We’ve all been thinking about the Hall of Fame a lot lately. In fact, this is my second such post in as many days, but I have an idea that I think is worth considering. It grows out of a Rob Neyer post where he mentions not wanting to support a player who would not not have been a Hall of Famer without steroids. This pushes someone like Mark McGwire off the list, for instance.
But here’s a question: If we’re docking players who weren’t clean, shouldn’t we give extra credit to those who were?
Think about it for a minute. The stat that gets tossed around the most in Hall of Fame discussions is WAR, but PEDs changed where the bar was set. The definition of what constituted a replacement player was different than it would have been without all those players getting extra help.
The best example I can think of is Fred McGriff. He is defined by his consistency. While playing for the Blue Jays in 1988, McGriff was, according to FanGraphs, worth 7.2 WAR. In 2001 putting up almost identical numbers, he was worth only 3.8 WAR. That’s still a good season, but the difference between 4 WAR and 7 WAR is the difference between an all-star and an MVP contender. How much of that perceived drop in value is the result of other players artificially raising the bar?
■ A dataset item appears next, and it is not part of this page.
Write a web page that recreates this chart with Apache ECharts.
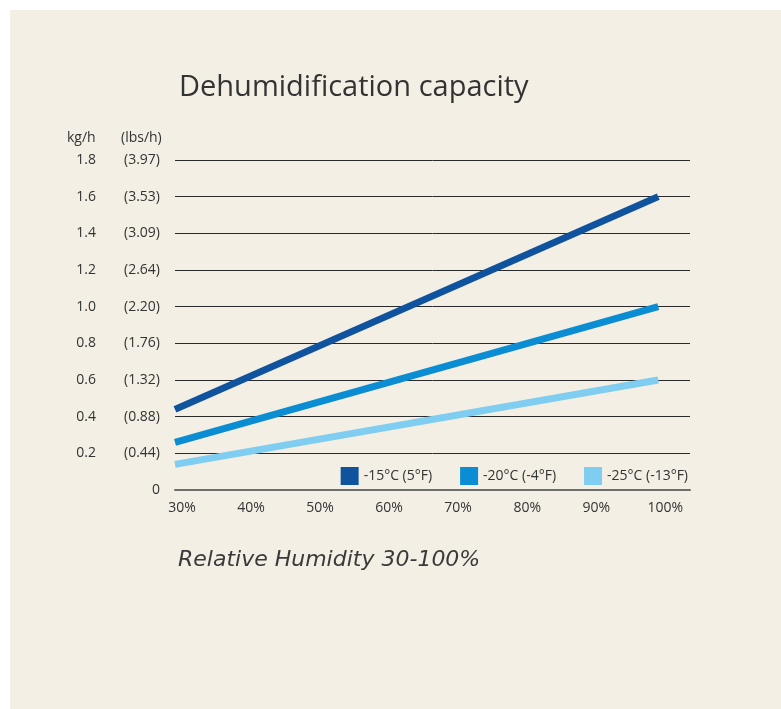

McGriff is a very marginal candidate now, but I’ve never heard him tied to PEDs. There’s no reason to think he wasn’t totally clean. And if he was clean and had played in a clean league, wouldn’t he have been worth more? Maybe 70 WAR instead of 61?
There are others. Kenny Lofton, Craig Biggio, Jeff Bagwell. Pick a player who has a decent case and hasn’t been tied to steroids at all and ask yourself how he might have been affected. From 1987 to 2002, Fred McGriff was almost exactly the same player every year. His value declined not because his performance changed (other than normal yearly fluctuations of course), but because offensive numbers around the league changed.
This is all getting very complicated. It’s a debate we’re going to be having for years and I wonder if, in a few years, we might regret that some players—like Lofton—fell off the ballot so quickly.